TASK DETAILS ▸ Your output must consist solely of the lines from the "Rebuild this chart" line through the "from bokeh.core.properties import value" line, exactly as written, without images.

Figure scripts
────────────────────────────────────────

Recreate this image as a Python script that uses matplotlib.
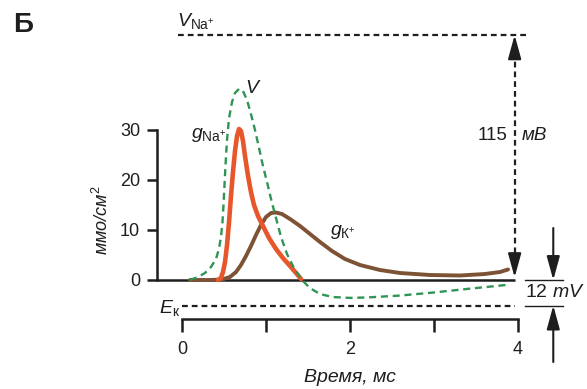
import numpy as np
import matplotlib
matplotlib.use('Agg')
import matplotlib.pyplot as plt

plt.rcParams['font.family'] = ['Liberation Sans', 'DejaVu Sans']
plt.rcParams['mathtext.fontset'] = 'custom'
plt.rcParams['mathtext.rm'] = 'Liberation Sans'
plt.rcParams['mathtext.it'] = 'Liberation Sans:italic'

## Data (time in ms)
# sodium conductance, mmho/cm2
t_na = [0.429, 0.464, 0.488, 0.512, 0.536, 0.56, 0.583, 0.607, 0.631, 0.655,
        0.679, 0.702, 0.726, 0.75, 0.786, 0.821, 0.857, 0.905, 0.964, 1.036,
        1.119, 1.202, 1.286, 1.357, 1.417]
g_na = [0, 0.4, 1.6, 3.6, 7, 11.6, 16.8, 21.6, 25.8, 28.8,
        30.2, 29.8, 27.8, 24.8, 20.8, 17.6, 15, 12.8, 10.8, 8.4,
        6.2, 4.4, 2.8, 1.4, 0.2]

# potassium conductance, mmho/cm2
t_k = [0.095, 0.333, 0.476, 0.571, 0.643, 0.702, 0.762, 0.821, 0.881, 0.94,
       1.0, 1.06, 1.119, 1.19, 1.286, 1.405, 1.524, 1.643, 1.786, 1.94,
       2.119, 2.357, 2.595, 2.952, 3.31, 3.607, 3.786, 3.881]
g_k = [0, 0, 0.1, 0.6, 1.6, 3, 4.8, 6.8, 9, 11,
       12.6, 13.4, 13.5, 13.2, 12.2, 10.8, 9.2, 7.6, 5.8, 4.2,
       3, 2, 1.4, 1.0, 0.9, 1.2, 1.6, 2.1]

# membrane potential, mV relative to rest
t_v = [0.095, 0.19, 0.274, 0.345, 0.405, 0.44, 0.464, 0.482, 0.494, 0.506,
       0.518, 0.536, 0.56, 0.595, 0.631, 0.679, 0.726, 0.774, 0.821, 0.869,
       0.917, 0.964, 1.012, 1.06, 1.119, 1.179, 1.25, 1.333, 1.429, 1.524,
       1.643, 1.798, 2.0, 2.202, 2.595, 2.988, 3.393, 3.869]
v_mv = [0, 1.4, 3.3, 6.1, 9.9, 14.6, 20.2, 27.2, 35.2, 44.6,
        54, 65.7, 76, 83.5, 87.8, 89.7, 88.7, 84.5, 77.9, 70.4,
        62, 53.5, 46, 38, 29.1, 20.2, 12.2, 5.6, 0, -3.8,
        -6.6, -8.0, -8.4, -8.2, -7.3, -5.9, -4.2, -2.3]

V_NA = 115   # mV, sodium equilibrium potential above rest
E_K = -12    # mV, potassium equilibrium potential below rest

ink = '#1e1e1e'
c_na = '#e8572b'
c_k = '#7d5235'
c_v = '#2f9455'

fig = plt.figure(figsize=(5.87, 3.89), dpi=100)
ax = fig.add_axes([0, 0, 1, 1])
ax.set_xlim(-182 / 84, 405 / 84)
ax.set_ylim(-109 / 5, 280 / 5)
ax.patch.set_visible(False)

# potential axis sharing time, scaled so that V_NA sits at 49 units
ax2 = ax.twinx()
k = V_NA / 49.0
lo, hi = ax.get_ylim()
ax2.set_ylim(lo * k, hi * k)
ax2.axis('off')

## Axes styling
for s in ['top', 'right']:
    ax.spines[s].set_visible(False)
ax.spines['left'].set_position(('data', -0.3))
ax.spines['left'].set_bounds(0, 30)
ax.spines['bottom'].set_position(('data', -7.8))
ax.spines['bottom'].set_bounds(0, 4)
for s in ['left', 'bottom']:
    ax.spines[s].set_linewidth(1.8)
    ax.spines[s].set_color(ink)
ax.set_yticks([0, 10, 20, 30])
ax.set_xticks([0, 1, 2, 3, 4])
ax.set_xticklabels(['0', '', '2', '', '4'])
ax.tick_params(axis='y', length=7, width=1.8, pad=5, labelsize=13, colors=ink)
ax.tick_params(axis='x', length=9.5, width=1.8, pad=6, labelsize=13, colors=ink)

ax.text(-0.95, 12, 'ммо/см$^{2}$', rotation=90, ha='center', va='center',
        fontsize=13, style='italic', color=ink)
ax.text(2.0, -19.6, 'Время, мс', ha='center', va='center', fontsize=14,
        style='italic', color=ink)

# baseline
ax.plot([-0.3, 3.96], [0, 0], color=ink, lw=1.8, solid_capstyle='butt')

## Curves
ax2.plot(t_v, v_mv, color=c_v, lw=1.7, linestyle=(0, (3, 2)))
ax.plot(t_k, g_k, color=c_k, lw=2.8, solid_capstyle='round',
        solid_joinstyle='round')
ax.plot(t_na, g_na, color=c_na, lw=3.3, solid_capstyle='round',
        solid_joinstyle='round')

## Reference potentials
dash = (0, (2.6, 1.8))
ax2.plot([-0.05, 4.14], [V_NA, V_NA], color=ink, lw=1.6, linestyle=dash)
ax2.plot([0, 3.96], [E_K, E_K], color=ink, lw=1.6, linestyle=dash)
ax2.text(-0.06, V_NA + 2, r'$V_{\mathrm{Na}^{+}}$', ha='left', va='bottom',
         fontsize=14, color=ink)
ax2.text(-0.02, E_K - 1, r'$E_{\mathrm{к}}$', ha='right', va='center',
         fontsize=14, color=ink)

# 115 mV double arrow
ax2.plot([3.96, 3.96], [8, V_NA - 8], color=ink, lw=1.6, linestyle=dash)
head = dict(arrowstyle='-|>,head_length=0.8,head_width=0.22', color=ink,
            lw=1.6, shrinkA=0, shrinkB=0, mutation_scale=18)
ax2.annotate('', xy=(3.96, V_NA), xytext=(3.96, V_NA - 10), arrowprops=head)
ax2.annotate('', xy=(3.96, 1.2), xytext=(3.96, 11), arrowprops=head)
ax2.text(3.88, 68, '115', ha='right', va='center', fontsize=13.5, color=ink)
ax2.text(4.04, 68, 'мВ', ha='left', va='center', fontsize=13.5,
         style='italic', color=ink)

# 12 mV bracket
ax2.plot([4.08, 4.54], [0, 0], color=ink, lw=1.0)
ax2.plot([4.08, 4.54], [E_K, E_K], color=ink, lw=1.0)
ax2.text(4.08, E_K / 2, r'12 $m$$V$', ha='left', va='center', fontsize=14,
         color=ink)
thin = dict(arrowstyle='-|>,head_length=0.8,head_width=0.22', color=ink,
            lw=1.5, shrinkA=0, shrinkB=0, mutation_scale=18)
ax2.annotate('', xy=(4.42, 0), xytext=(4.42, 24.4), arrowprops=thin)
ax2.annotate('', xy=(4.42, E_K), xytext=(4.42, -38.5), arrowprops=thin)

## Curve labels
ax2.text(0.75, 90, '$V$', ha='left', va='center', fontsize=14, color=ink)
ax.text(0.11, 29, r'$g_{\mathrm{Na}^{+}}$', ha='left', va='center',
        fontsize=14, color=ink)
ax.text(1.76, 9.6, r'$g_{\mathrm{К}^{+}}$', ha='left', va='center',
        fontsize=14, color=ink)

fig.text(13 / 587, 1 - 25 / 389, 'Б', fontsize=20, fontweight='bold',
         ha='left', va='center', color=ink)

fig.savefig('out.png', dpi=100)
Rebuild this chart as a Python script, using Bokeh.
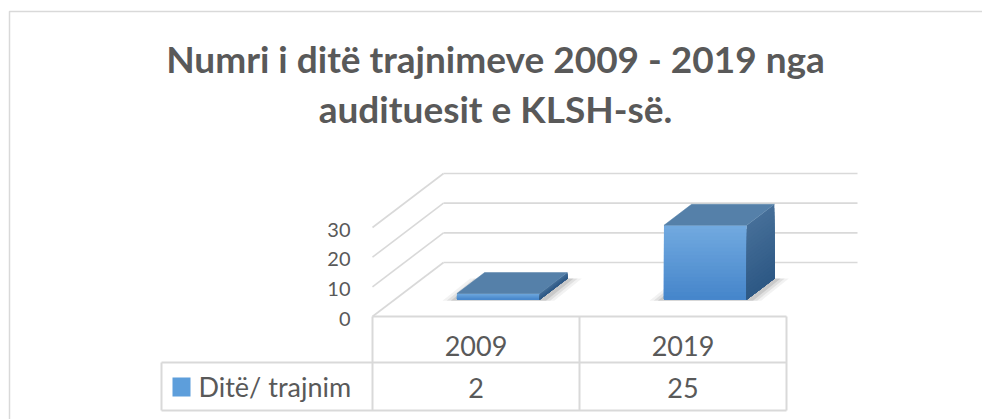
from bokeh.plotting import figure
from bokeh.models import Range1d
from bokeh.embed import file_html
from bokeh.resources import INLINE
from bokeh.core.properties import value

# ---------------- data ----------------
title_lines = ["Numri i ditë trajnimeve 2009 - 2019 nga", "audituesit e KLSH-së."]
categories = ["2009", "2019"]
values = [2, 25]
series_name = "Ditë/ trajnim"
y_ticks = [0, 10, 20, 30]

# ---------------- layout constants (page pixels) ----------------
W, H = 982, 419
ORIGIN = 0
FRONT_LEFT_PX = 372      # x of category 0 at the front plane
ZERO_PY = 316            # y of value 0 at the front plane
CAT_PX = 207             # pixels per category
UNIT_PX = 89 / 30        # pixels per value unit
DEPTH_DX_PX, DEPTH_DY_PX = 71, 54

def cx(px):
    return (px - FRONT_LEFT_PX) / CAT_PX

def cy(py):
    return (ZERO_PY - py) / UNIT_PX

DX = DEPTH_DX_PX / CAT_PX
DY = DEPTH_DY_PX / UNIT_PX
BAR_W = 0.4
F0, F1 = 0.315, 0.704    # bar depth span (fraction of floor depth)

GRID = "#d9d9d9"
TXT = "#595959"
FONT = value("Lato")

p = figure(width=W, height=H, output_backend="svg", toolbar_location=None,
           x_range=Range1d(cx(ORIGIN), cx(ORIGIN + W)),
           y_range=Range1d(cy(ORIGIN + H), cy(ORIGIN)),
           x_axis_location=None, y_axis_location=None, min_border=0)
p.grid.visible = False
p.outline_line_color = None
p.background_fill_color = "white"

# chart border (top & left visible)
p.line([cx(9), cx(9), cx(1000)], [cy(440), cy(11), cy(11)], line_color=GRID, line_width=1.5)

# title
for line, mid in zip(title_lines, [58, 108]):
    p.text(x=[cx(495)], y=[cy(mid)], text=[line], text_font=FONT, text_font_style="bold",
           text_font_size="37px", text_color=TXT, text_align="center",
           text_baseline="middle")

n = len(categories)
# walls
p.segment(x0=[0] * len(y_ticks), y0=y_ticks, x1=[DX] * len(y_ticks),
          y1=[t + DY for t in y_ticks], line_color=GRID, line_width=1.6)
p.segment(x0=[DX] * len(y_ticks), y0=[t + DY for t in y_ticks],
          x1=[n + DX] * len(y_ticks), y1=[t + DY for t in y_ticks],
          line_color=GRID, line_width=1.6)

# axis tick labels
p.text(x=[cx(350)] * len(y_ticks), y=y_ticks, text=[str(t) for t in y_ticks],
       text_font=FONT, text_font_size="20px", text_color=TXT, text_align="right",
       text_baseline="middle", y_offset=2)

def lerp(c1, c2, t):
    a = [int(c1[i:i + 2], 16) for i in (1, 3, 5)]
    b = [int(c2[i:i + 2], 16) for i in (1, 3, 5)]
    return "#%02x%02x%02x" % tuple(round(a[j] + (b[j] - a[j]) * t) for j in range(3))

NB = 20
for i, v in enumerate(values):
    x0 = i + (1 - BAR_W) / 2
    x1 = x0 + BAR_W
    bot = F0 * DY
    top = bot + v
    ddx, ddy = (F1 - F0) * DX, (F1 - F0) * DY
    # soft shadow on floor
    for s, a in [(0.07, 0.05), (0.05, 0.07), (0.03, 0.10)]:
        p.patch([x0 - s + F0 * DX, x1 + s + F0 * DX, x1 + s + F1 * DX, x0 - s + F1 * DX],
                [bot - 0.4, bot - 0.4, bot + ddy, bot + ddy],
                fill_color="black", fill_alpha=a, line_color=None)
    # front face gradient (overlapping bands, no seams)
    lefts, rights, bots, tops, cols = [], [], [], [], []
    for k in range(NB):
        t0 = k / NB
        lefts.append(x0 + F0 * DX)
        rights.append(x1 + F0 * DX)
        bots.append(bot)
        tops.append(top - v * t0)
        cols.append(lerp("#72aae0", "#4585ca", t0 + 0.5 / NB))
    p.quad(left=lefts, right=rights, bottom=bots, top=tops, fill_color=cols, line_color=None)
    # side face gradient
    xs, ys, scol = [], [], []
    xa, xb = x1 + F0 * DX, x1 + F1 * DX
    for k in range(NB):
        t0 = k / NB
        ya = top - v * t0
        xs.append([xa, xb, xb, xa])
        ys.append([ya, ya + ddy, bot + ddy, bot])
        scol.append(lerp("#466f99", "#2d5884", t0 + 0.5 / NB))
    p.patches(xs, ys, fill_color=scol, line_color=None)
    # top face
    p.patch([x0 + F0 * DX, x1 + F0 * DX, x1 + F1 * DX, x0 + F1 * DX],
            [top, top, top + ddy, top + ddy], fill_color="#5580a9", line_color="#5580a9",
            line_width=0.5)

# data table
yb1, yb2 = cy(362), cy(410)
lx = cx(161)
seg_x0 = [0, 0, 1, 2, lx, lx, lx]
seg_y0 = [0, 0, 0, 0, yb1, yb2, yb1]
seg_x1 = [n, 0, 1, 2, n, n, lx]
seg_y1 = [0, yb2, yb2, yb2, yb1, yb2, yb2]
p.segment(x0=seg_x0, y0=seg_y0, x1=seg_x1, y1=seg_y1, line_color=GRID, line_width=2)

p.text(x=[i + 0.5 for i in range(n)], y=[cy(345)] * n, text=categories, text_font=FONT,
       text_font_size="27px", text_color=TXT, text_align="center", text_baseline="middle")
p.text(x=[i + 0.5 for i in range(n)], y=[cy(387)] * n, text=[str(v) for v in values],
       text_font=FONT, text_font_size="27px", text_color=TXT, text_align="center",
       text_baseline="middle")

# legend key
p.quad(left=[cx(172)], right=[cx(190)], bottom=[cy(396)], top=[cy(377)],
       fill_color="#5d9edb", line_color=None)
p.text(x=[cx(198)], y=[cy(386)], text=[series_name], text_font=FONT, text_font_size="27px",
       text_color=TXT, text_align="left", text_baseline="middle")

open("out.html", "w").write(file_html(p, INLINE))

────────────────────────────────────────

SOLUTION FOR THIS PROBLEM ▸
Rebuild this chart as a Python script, using Bokeh.
from bokeh.plotting import figure
from bokeh.models import Range1d
from bokeh.embed import file_html
from bokeh.resources import INLINE
from bokeh.core.properties import value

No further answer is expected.